There is a lot of potential here, but the execution needs some work.
Scott Mackay establishes a world where augmented humans experience discrimination, develops empathy to the situation over 100+ pages, then dehumanizes the entire population in a page. God forbid he becomes an amputee, lest he struggle with no longer being a real human according to the ending thoughts of this book.
This book was fairly entertaining and was a pretty fast read. I was engaged by the story, even though it wasn't anything to write home about.
My one problem with this book is the sense of scale. In the book there is a war between worlds, but the battles just have a handful of ships. At one point the leader of one of the factions was upset at losing 282 soldiers in a battle, saying the war was going poorly. I don't want to make light of loss of life, but in a war between planets that have millions of people on them it seemed like losing 282 soldiers wouldn't be such a devastating loss.
Overall I enjoyed the book, I would probably give it 3.5 stars if I could.

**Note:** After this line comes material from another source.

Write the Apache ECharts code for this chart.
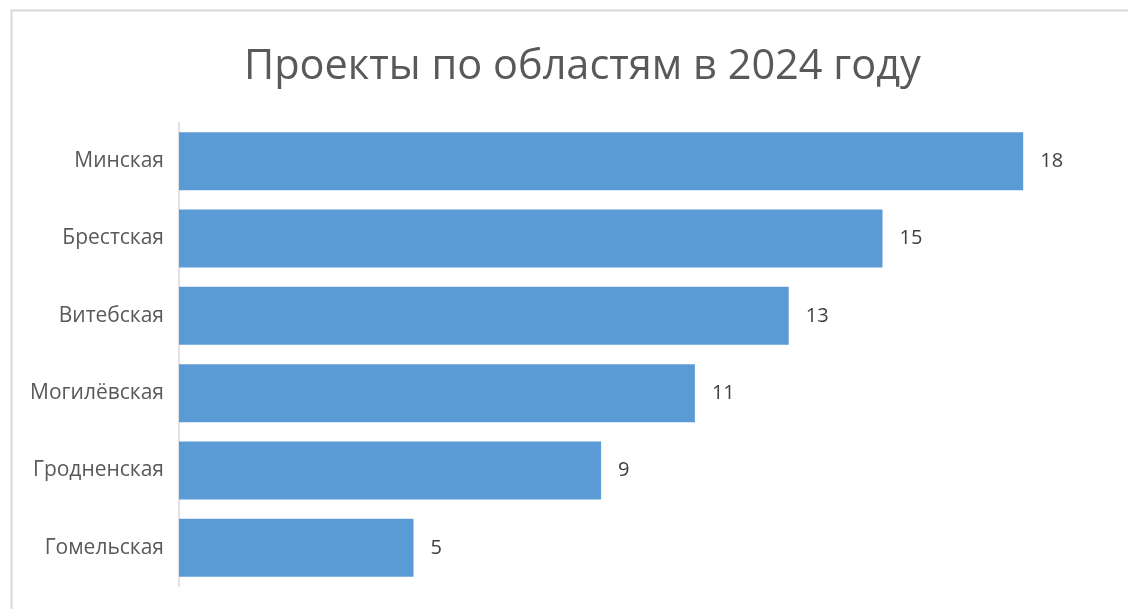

I thought the book was exciting. Mackay is such a great writer with a good command of descriptive language—which I suppose is his forte. As they say, however, too much of anything isn't good. In the case of this book, the author overused his strength in writing, like a model flaunting too much of his skin...
I'm giving Mackay three stars for this work though. He created believable characters who, unfortunately, happen to live boring lives in an exciting world. Whatever I mean by that, I guess you have to find out by yourself.
A fast read. I found the characters a bit thin but the settings are presented in great detail. Entertaining but I'm not yet rushing to seek out the writer's other books.